Housing co-ops go a bit further as a collective endeavour by removing the violent threat of the landlord, but the one I lived in, which is part of the Radical Routes network, had only 12 people in it (most lovely, many still friends) with each person responsible for paying their own way and taking on equal proportion of the work. There weren't structures in place to deal with someone being unable to do either of these things, nor for how to handle tensions between individuals. Neither of these were reasons for me leaving, although the former was an issue. Primarily, there wasn't a collective commitment to one another nor to the wider community within which the co-op was situated. This co-op like many others in an urban setting was situated in an economically and socially marginalised neighbourhood, but the co-ops members were primarily drawn from the ex-student and social justice movement scene which had settled in the neighborhood over the previous decades, and had not been entirely irrelevant to the rising rental prices.
Finally there are squats. I lived in squats before and after I started to engage with political organising, and I've had good and bad experiences. I'll focus on the good one.
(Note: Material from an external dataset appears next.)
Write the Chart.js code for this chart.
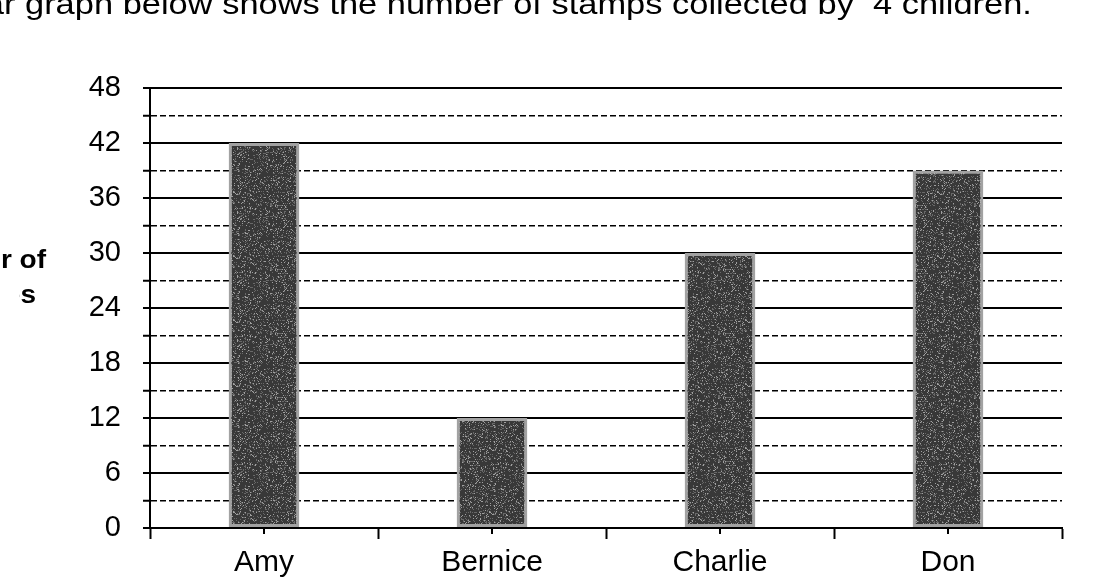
<!DOCTYPE html>
<html>
<head>
<meta charset="utf-8">
<script src="https://cdn.jsdelivr.net/npm/chart.js@4/dist/chart.umd.min.js"></script>
<style>
  html, body { margin: 0; padding: 0; background: #fff; }
  #wrap { width: 1109px; height: 582px; position: relative; }
</style>
</head>
<body>
<div id="wrap"><canvas id="stampChart"></canvas></div>
<script>
const categories = ['Amy', 'Bernice', 'Charlie', 'Don'];
const stamps = [42, 12, 30, 39];
const yTickLabels = [0, 6, 12, 18, 24, 30, 36, 42, 48];
const yMinorStep = 3;
const captionText = 'The bar graph below shows the number of stamps collected by  4 children.';
const yTitleLines = ['Number of', 'stamps'];

const FONT = '"Liberation Sans", Arial, sans-serif';
const STRETCH = 1.12; // the scan is a bit wider than tall

// speckled grey fill, like the scanned bars
function barPattern() {
  const n = 64;
  const c = document.createElement('canvas');
  c.width = n; c.height = n;
  const g = c.getContext('2d');
  g.fillStyle = '#383838';
  g.fillRect(0, 0, n, n);
  for (let y = 0; y < n; y++) {
    for (let x = 0; x < n; x++) {
      let h = Math.imul(x, 374761393) + Math.imul(y, 668265263);
      h = Math.imul(h ^ (h >>> 13), 1274126177);
      h = ((h ^ (h >>> 16)) >>> 0) % 100;
      if (h < 22) {
        g.fillStyle = h < 7 ? '#a0a0a0' : '#686868';
        g.fillRect(x, y, 1, 1);
      }
    }
  }
  return g.createPattern(c, 'repeat');
}

const textPlugin = {
  id: 'texts',
  afterDatasetsDraw(chart) {
    // small tick marks under each bar centre
    const ctx = chart.ctx;
    const xs = chart.scales.x;
    ctx.save();
    ctx.strokeStyle = '#000';
    ctx.lineWidth = 2;
    categories.forEach((c, i) => {
      const px = xs.getPixelForValue(i);
      ctx.beginPath();
      ctx.moveTo(px, xs.top);
      ctx.lineTo(px, xs.top + 6);
      ctx.stroke();
    });
    ctx.restore();
  },
  afterDraw(chart) {
    const ctx = chart.ctx;
    ctx.save();
    ctx.fillStyle = '#000';
    // cut-off caption at the top of the scan
    ctx.font = '30px ' + FONT;
    ctx.textBaseline = 'alphabetic';
    const wa = ctx.measureText('The bar ').width;
    const wb = ctx.measureText('The bar graph below shows the number of stamps collected by  ').width;
    const sx = (873 - 25) / (wb - wa);
    ctx.save();
    ctx.translate(25 - sx * wa, 14);
    ctx.scale(sx, 1);
    ctx.fillText(captionText, 0, 0);
    ctx.restore();
    // y title, mostly off the left edge of the scan
    ctx.font = 'bold 25px ' + FONT;
    ctx.textAlign = 'right';
    ctx.save();
    ctx.translate(46, 268);
    ctx.scale(STRETCH, 1);
    ctx.fillText(yTitleLines[0], 0, 0);
    ctx.restore();
    ctx.save();
    ctx.beginPath();
    ctx.rect(19, 270, 60, 50);
    ctx.clip();
    ctx.translate(36, 303);
    ctx.scale(STRETCH, 1);
    ctx.fillText(yTitleLines[1], 0, 0);
    ctx.restore();
    ctx.restore();
  }
};

const ctx = document.getElementById('stampChart').getContext('2d');

new Chart(ctx, {
  type: 'bar',
  data: {
    labels: categories,
    datasets: [{
      data: stamps,
      backgroundColor: barPattern(),
      borderColor: '#a2a2a2',
      borderWidth: 3,
      borderSkipped: false,
      barPercentage: 0.31,
      categoryPercentage: 1
    }]
  },
  options: {
    responsive: true,
    maintainAspectRatio: false,
    animation: false,
    layout: { padding: { top: 88, right: 47, left: 0, bottom: 0 } },
    plugins: {
      legend: { display: false },
      tooltip: { enabled: false }
    },
    scales: {
      x: {
        offset: true,
        grid: {
          offset: true,
          drawOnChartArea: false,
          tickLength: 11,
          tickWidth: 2,
          tickColor: '#000'
        },
        border: { color: '#000', width: 2 },
        ticks: {
          color: '#000',
          padding: 6,
          font: { family: FONT, size: 30 }
        },
        afterFit(scale) { scale.height = 54; }
      },
      y: {
        min: 0,
        max: 48,
        ticks: {
          stepSize: yMinorStep,
          autoSkip: false,
          color: '#000',
          padding: 22,
          font: { family: FONT, size: 29 },
          callback: v => yTickLabels.includes(v) ? String(v) : ''
        },
        grid: {
          color: '#000',
          lineWidth: c => (c.tick && c.tick.value % 6 !== 0) ? 1.5 : 2,
          tickLength: 7,
          tickWidth: 2,
          tickColor: '#000'
        },
        border: {
          color: '#000',
          width: 2,
          dash: c => (c.tick && c.tick.value % 6 !== 0) ? [6, 3] : []
        },
        afterFit(scale) { scale.width = 150; }
      }
    }
  },
  plugins: [textPlugin]
});
</script>
</body>
</html>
There were only three of us and we stated a preference from the outset to collectivise whatever resources we had at the time; this basically ended when we had a shitty eviction and other more stable living arrangements presented themselves. Having squatted when I had no other choice, I decided it was stupid for me to squat and live under permanent threat of eviction when I didn't have to. In short, in the UK, squatting doesn't offer long-term, stable housing.